The name of the district was changed from Kawardha to Kabeerdham on 17 January 2003 by then chief minister of state Ajit Jogi on the occasion of sixth century birth celebration of Dhani Dharm Das, the founder of Kabir panth in Chhattisgarh. Kabirdham name is given due to Kawardha was Guru Gaddi Pith of kabir panth from 1806 to 1903. Eighth Guru of Kaber panth Haq Nam Saheb established Guru Gaddi here in 1806. Ninth Guru Pak Nam Saheb, Tenth Guru Prakat Nam Saheb and Eleventh Guru Dhiraj Nam Saheb resided here. Twelfth Guru Ugr Nam Saheb changed Guru Gaddi place from Kawardha to Damakheda in 1903, where Guru Gaddi is now situated.

The present day tehsil of Kawardha was a princely state, formed in the year 1751 by Mahabali Singh. In 1895, it became Kawardha tehsil of Mandla district. In 1903, it was included in Bilaspur district. In 1912, it was shifted to Raipur district and in 1948 it became a part of Durg district. On January 26, 1973 a new district, Rajnandgaon came into existence and it became a part of it.
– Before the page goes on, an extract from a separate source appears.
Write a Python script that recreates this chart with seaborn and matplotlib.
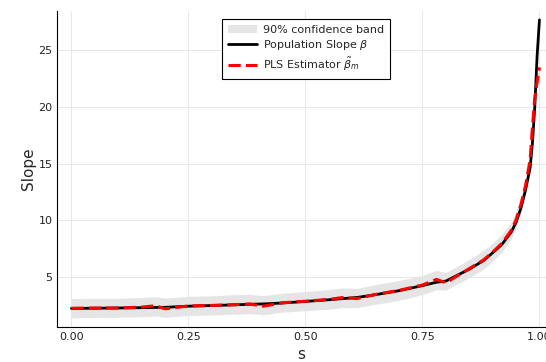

The other tehsil Pandariya was known as Pandariya zamindari until 1952. In 1952, it became a community block of Bilaspur district and in 1986 its status was raised to a tehsil. The headquarters of Kabirdham is Kawardha. Kawardha City was established by first Jamindar of Kawardha riyasat Mahabali Singh on 1751.

==Demographics==

According to the 2011 census Kabirdham district has a population of 822,526, roughly equal to the nation of Comoros or the US state of South Dakota. This gives it a ranking of 479th in India (out of a total of 640). The district has a population density of 195 PD/sqkm. Its population growth rate over the decade 2001-2011 was 40.66%. Kabirdham has a sex ratio of 997 females for every 1000 males, and a literacy rate of 61.95%. 10.63% of the population lives in urban areas. Scheduled Castes and Scheduled Tribes make up 14.56% and 20.31% of the population respectively.

===Languages===

At the time of the 2011 Census of India, 96.13% of the population in the district spoke Chhattisgarhi and 2.32% Hindi as their first language.

==Divisions==
The district is divided into four tehsils, Kabirdham, Bodla, Sahaspur - Lohara and Pandariya. Each tehsil is a single block of same name. The two Vidhan Sabha constituencies in this district are Kawardha and Pandariya.